How We Choose Polls to Plot: Part III

In the first two installments of this online dialogue, I asked a question we have heard from readers about why we choose the results for "likely voters" (LVs) over "registered voters" (RVs) when pollsters release both. Charles answered and explained our rationale for our "fixed rule" for these situations (this is the gist):

That rule for election horse races is "take the sample that is most likely to vote" as determined by the pollster that conducted the survey. If the pollster was content to just survey adults, then so be it. That was their call. If they were content with registered voters, again use that. But if they offer more than one result, use the one that is intended to best represent the electorate. That is likely voters, when available.

Despite my own doubts, I'm convinced by the rule for this reason: I can't come up with a better one. Yes, we would arbitrarily choose RVs over LVs until some specified date, but that would leave us still plotting numbers from pollsters that only release LV samples. And on which date do we suddenly start using the LV numbers? After the conventions? After October 1? What makes sense to me about our rule, is that in almost all cases (see the prior posts for examples) it defers to the judgement of the pollster.

Several readers posed good questions in the comments on the last post. Let me tackle a few. Amit ("Systematic Error") asked about how likely voters are constructed and whether we might be able to plot results by "a family of LV screens (say, LV_soft, LV_medium, LV_hard)" and allow readers to judge the effect.

I wrote quite a bit back in 2004 about how likely voter screens are created, and a shorter version focusing on the Gallup model two weeks ago.
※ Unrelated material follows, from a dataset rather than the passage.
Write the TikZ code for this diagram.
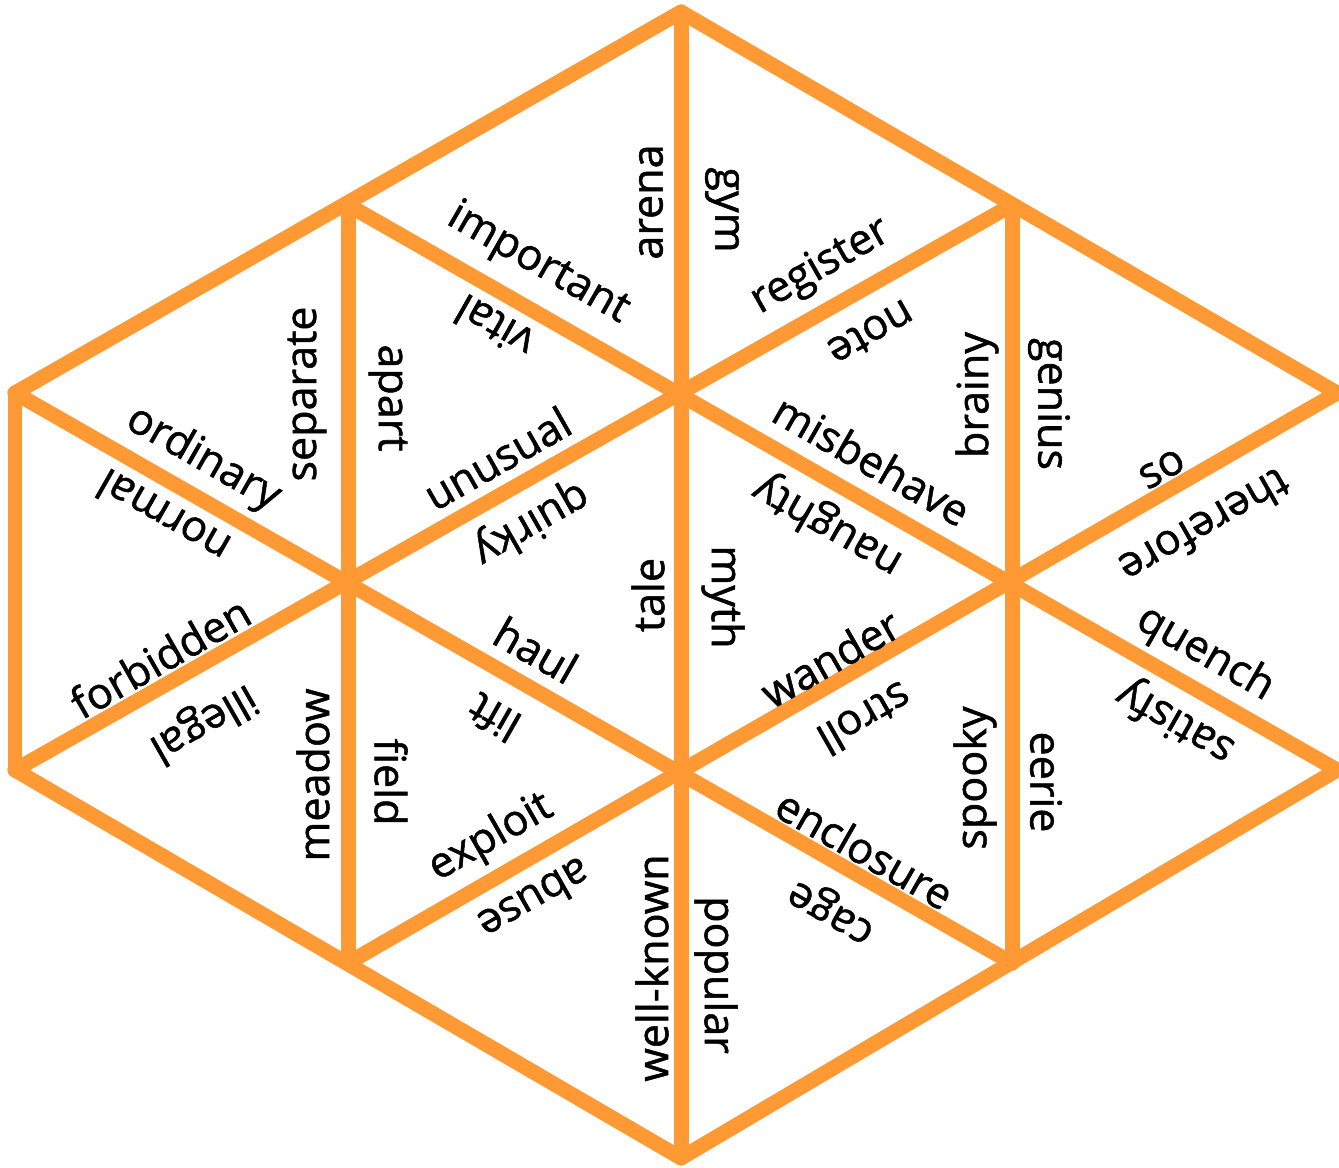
\documentclass[tikz,border=0pt]{standalone}
\usepackage{fontspec}
\setmainfont{Open Sans}
\newfontfamily\wordfont{Open Sans}[FakeBold=1.2]
\usepackage{tikz}
\usetikzlibrary{ % tikz packages
    positioning
}
\definecolor{tileorange}{RGB}{255,153,51}
\tikzset{edge/.style={
    draw=tileorange,
    line width=0.3cm,
    line join=round,
    line cap=round
}}
\tikzset{word/.style={
    inner sep=0pt,
    font=\wordfont\fontsize{24.5}{29}\selectfont
}}

\begin{document}
\begin{tikzpicture}[x=0.02cm,y=-0.02cm]
            \useasboundingbox (0,0) rectangle (1339,1168);
            % corners of the grid
            \coordinate (C0) at (681,12);
            \coordinate (B1) at (348,205);
            \coordinate (D1) at (1012,205);
            \coordinate (A2) at (15,393);
            \coordinate (E2) at (1337,393);
            \coordinate (A4) at (15,770);
            \coordinate (E4) at (1337,770);
            \coordinate (B5) at (348,963);
            \coordinate (D5) at (1012,963);
            \coordinate (C6) at (681,1158);

            \draw[edge] (A2) -- (C0) -- (E2);
            \draw[edge] (A4) -- (C6) -- (E4);
            \draw[edge] (A2) -- (A4);
            \draw[edge] (B1) -- (B5);
            \draw[edge] (C0) -- (C6);
            \draw[edge] (D1) -- (D5);
            \draw[edge] (B1) -- (E4);
            \draw[edge] (D1) -- (A4);
            \draw[edge] (A2) -- (D5);
            \draw[edge] (E2) -- (B5);

            % top
            \node[word, rotate=90] (arena) at (651,202) {arena};
            \node[word, rotate=-90] (gym) at (722,210) {gym};
            \node[word, rotate=-29.7] (important) at (538,264) {important};
            \node[word, rotate=150.3] (vital) at (494,327) {vital};
            \node[word, rotate=29.7] (register) at (821,267) {register};
            \node[word, rotate=209.7] (note) at (871,333) {note};

            % upper row
            \node[word, rotate=90] (separate) at (307,394) {separate};
            \node[word, rotate=-90] (apart) at (388,398) {apart};
            \node[word, rotate=90] (brainy) at (977,395) {brainy};
            \node[word, rotate=-90] (genius) at (1049,404) {genius};
            \node[word, rotate=-29.7] (ordinary) at (203,459) {ordinary};
            \node[word, rotate=150.3] (normal) at (163,517) {normal};
            \node[word, rotate=29.7] (unusual) at (497,458) {unusual};
            \node[word, rotate=209.7] (quirky) at (531,523) {quirky};
            \node[word, rotate=-29.7] (misbehave) at (872,460) {misbehave};
            \node[word, rotate=150.3] (naughty) at (828,525) {naughty};
            \node[word, rotate=29.7] (so) at (1162,469) {so};
            \node[word, rotate=209.7] (therefore) at (1205,527) {therefore};

            % middle
            \node[word, rotate=90] (tale) at (648,595) {tale};
            \node[word, rotate=-90] (myth) at (723,597) {myth};
            \node[word, rotate=29.7] (forbidden) at (160,657) {forbidden};
            \node[word, rotate=209.7] (illegal) at (203,722) {illegal};
            \node[word, rotate=-29.7] (haul) at (536,650) {haul};
            \node[word, rotate=150.3] (lift) at (494,718) {lift};
            \node[word, rotate=29.7] (wander) at (830,658) {wander};
            \node[word, rotate=209.7] (stroll) at (865,719) {stroll};
            \node[word, rotate=-29.7] (quench) at (1205,654) {quench};
            \node[word, rotate=150.3] (satisfy) at (1176,721) {satisfy};

            % lower row
            \node[word, rotate=90] (meadow) at (313,775) {meadow};
            \node[word, rotate=-90] (field) at (391,782) {field};
            \node[word, rotate=90] (spooky) at (975,778) {spooky};
            \node[word, rotate=-90] (eerie) at (1046,782) {eerie};
            \node[word, rotate=29.7] (exploit) at (491,838) {exploit};
            \node[word, rotate=209.7] (abuse) at (535,900) {abuse};
            \node[word, rotate=-29.7] (enclosure) at (865,849) {enclosure};
            \node[word, rotate=150.3] (cage) at (833,909) {cage};

            % bottom
            \node[word, rotate=90] (wellknown) at (652,968) {well-known};
            \node[word, rotate=-90] (popular) at (716,975) {popular};
        \end{tikzpicture}
\end{document}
One big obstacle to Amit's suggestion is that few pollsters provide enough information about how they model likely voters (and how that modeling changes over the course of the election cycle) to allow for such a categorization.

"Independent" raised a related issue:

Looking at the plot, it appears that Likely Voters show the highest variability as a function of time, while Registered Voters show the least. Is there some reason why LVs should be more volatile than RVs? If not, shouldn't one suspect that the higher variability of the LV votes is an artifact of the LV screening process?
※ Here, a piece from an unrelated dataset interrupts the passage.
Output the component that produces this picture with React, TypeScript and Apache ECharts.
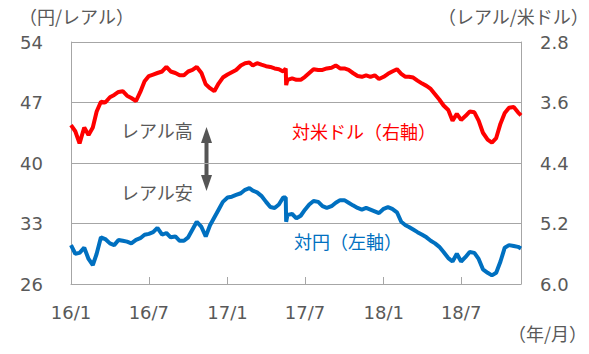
import React, { useEffect, useRef } from "react";
import * as echarts from "echarts";

const dates = [
  "2016-01-01","2016-01-11","2016-01-21","2016-02-01","2016-02-11","2016-02-21",
  "2016-03-01","2016-03-11","2016-03-21","2016-04-01","2016-04-11","2016-04-21",
  "2016-05-01","2016-05-11","2016-05-21","2016-06-01","2016-06-11","2016-06-21",
  "2016-07-01","2016-07-11","2016-07-21","2016-08-01","2016-08-11","2016-08-21",
  "2016-09-01","2016-09-11","2016-09-21","2016-10-01","2016-10-11","2016-10-21",
  "2016-11-01","2016-11-11","2016-11-21","2016-12-01","2016-12-11","2016-12-21",
  "2017-01-01","2017-01-11","2017-01-21","2017-02-01","2017-02-11","2017-02-21",
  "2017-03-01","2017-03-11","2017-03-21","2017-04-01","2017-04-11","2017-04-21",
  "2017-05-01","2017-05-11","2017-05-17","2017-05-18","2017-05-21",
  "2017-06-01","2017-06-11","2017-06-21","2017-07-01","2017-07-11","2017-07-21",
  "2017-08-01","2017-08-11","2017-08-21","2017-09-01","2017-09-11","2017-09-21",
  "2017-10-01","2017-10-11","2017-10-21","2017-11-01","2017-11-11","2017-11-21",
  "2017-12-01","2017-12-11","2017-12-21",
  "2018-01-01","2018-01-11","2018-01-21","2018-02-01","2018-02-11","2018-02-21",
  "2018-03-01","2018-03-11","2018-03-21","2018-04-01","2018-04-11","2018-04-21",
  "2018-05-01","2018-05-11","2018-05-21","2018-06-01","2018-06-11","2018-06-21",
  "2018-07-01","2018-07-11","2018-07-21","2018-08-01","2018-08-11","2018-08-21",
  "2018-09-01","2018-09-11","2018-09-21","2018-10-01","2018-10-11","2018-10-21",
  "2018-11-01","2018-11-11","2018-11-18",
];

// レアル/米ドル (right axis, inverted)
const brlPerUsd = [
  3.90, 3.98, 4.14, 3.93, 4.03, 3.93,
  3.72, 3.59, 3.60, 3.53, 3.50, 3.46,
  3.45, 3.51, 3.54, 3.58, 3.46, 3.32,
  3.25, 3.23, 3.21, 3.19, 3.13, 3.19,
  3.21, 3.24, 3.24, 3.19, 3.17, 3.13,
  3.21, 3.36, 3.41, 3.45, 3.35, 3.27,
  3.23, 3.20, 3.17, 3.11, 3.08, 3.07,
  3.11, 3.08, 3.10, 3.12, 3.13, 3.15,
  3.16, 3.19, 3.15, 3.37, 3.30,
  3.28, 3.30, 3.30, 3.26, 3.21, 3.16,
  3.17, 3.17, 3.15, 3.14, 3.11, 3.15,
  3.15, 3.17, 3.21, 3.25, 3.26, 3.24,
  3.26, 3.24, 3.29,
  3.26, 3.22, 3.19, 3.16, 3.22, 3.26,
  3.26, 3.27, 3.31, 3.35, 3.38, 3.42,
  3.49, 3.56, 3.64, 3.70, 3.84, 3.75,
  3.83, 3.78, 3.72, 3.73, 3.84, 4.00,
  4.09, 4.13, 4.07, 3.88, 3.74, 3.67,
  3.66, 3.73, 3.77,
];

// 円/レアル (left axis)
const jpyPerBrl = [
  30.5, 29.5, 29.6, 30.2, 28.9, 28.2,
  29.5, 31.4, 31.2, 30.7, 30.5, 31.1,
  31.0, 30.9, 30.7, 31.1, 31.3, 31.7,
  31.8, 32.0, 32.5, 31.7, 31.9, 31.4,
  31.5, 31.0, 31.0, 31.4, 32.3, 33.2,
  32.6, 31.5, 32.8, 33.7, 34.6, 35.5,
  36.0, 36.1, 36.3, 36.5, 36.9, 37.1,
  36.8, 36.6, 36.2, 35.5, 34.9, 34.8,
  35.2, 36.0, 36.0, 33.2, 34.0,
  34.1, 33.6, 33.9, 34.6, 35.2, 35.6,
  35.5, 35.0, 34.8, 35.0, 35.4, 35.7,
  35.7, 35.4, 35.1, 34.8, 34.6, 34.8,
  34.6, 34.4, 34.2,
  34.7, 34.9, 34.7, 34.3, 33.2, 32.8,
  32.6, 32.3, 32.0, 31.7, 31.4, 31.0,
  30.7, 30.3, 29.7, 29.0, 28.6, 29.5,
  28.6, 29.1, 29.7, 29.6, 28.9, 27.7,
  27.3, 27.0, 27.3, 28.6, 30.2, 30.5,
  30.4, 30.3, 30.1,
];

const xTickDates = ["2016-01-01", "2016-07-01", "2017-01-01", "2017-07-01", "2018-01-01", "2018-07-01"];
const xStart = "2016-01-01";
const xEnd = "2018-11-18";

const leftAxisTitle = "（円/レアル）";
const rightAxisTitle = "（レアル/米ドル）";
const xAxisTitle = "（年/月）";
const usdLabel = "対米ドル（右軸）";
const jpyLabel = "対円（左軸）";
const highLabel = "レアル高";
const lowLabel = "レアル安";

const RED = "#FF0000";
const BLUE = "#0070C0";
const GRAY_TEXT = "#595959";
const GRID_GRAY = "#a6a6a6";
const NUM_FONT = "'DejaVu Sans', 'Noto Sans CJK JP', sans-serif";
const JP_FONT = "'Noto Sans CJK JP', sans-serif";

const toTs = (s: string) => {
  const [y, m, d] = s.split("-").map(Number);
  return new Date(y, m - 1, d).getTime();
};

export default function App() {
  const ref = useRef<HTMLDivElement>(null);

  useEffect(() => {
    document.body.style.margin = "0";
    if (!ref.current) return;
    const chart = echarts.init(ref.current, undefined, { renderer: "svg" });
    const tickValues = xTickDates.map(toTs);

    chart.setOption({
      animation: false,
      backgroundColor: "#ffffff",
      grid: { left: 71, right: 68, top: 42, bottom: 70, containLabel: false },
      xAxis: {
        type: "value",
        min: toTs(xStart),
        max: toTs(xEnd),
        axisLine: { show: true, lineStyle: { color: GRID_GRAY, width: 1 } },
        axisTick: {
          show: true,
          inside: true,
          length: 7,
          customValues: tickValues,
          lineStyle: { color: GRID_GRAY },
        },
        axisLabel: {
          customValues: tickValues,
          margin: 19,
          color: GRAY_TEXT,
          fontSize: 18,
          fontFamily: NUM_FONT,
          formatter: (v: number) => {
            const d = new Date(v);
            return `${d.getFullYear() % 100}/${d.getMonth() + 1}`;
          },
        },
        splitLine: { show: false },
      },
      yAxis: [
        {
          type: "value",
          min: 26,
          max: 54,
          interval: 7,
          position: "left",
          axisLine: { show: true, lineStyle: { color: GRID_GRAY } },
          axisTick: { show: false },
          axisLabel: {
            margin: 28,
            color: GRAY_TEXT,
            fontSize: 18,
            fontFamily: NUM_FONT,
          },
          splitLine: { show: true, lineStyle: { color: GRID_GRAY, width: 1 } },
        },
        {
          type: "value",
          min: 2.8,
          max: 6.0,
          interval: 0.8,
          inverse: true,
          position: "right",
          axisLine: { show: true, lineStyle: { color: GRID_GRAY } },
          axisTick: { show: false },
          axisLabel: {
            margin: 19,
            color: GRAY_TEXT,
            fontSize: 18,
            fontFamily: NUM_FONT,
            formatter: (v: number) => v.toFixed(1),
          },
          splitLine: { show: false },
        },
      ],
      series: [
        {
          name: usdLabel,
          type: "line",
          yAxisIndex: 1,
          data: dates.map((d, i) => [toTs(d), brlPerUsd[i]]),
          showSymbol: false,
          lineStyle: { color: RED, width: 4 },
          itemStyle: { color: RED },
        },
        {
          name: jpyLabel,
          type: "line",
          yAxisIndex: 0,
          data: dates.map((d, i) => [toTs(d), jpyPerBrl[i]]),
          showSymbol: false,
          lineStyle: { color: BLUE, width: 4 },
          itemStyle: { color: BLUE },
        },
      ],
      graphic: [
        {
          type: "text",
          left: 19,
          top: 7,
          style: { text: leftAxisTitle, fill: GRAY_TEXT, fontSize: 18, fontFamily: JP_FONT },
        },
        {
          type: "text",
          right: 0,
          top: 7,
          style: { text: rightAxisTitle, fill: GRAY_TEXT, fontSize: 18, fontFamily: JP_FONT },
        },
        {
          type: "text",
          right: 2,
          top: 324,
          style: { text: xAxisTitle, fill: GRAY_TEXT, fontSize: 18, fontFamily: JP_FONT },
        },
        {
          type: "text",
          left: 121,
          top: 121,
          style: { text: highLabel, fill: GRAY_TEXT, fontSize: 18, fontFamily: JP_FONT },
        },
        {
          type: "text",
          left: 121,
          top: 183,
          style: { text: lowLabel, fill: GRAY_TEXT, fontSize: 18, fontFamily: JP_FONT },
        },
        {
          type: "text",
          left: 292,
          top: 122,
          style: { text: usdLabel, fill: RED, fontSize: 18, fontFamily: JP_FONT },
        },
        {
          type: "text",
          left: 294,
          top: 232,
          style: { text: jpyLabel, fill: BLUE, fontSize: 18, fontFamily: JP_FONT },
        },
        {
          type: "group",
          left: 201,
          top: 127,
          children: [
            { type: "rect", shape: { x: 3.5, y: 14, width: 4, height: 36 }, style: { fill: "#555555" } },
            { type: "polygon", shape: { points: [[5.5, 0], [0, 16], [11, 16]] }, style: { fill: "#555555" } },
            { type: "polygon", shape: { points: [[5.5, 64], [0, 48], [11, 48]] }, style: { fill: "#555555" } },
          ],
        },
      ],
    });

    return () => chart.dispose();
  }, []);

  return <div ref={ref} style={{ width: 589, height: 354 }} />;
}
The best explanation comes from a 2004 analysis (subs. req.) in Public Opinion Quarterly by Robert Erikson, Costas Panagopoulos and Christopher Wlezien. They found that the classic 7-question Gallup model "exaggerates" reported volatility in ways that are "not due to actual voter shifts in preference but rather to changes in the composition of Gallup's likely voter pool." I also summarized their findings in a blog post four years ago.

Finally, let me toss one new question back to Charles that many readers have raised in recent weeks. The two daily tracking surveys -- the Gallup Daily and the Rasmussen Reports automated survey -- contribute disproportionately to our national chart. For example, we have logged 51 national surveys since July 1, and more than half of those points on the chart (27) are either Gallup Daily or Rasmussen tracking surveys. Are we giving too much weight to the trackers? And what would the trend look like if we removed those surveys?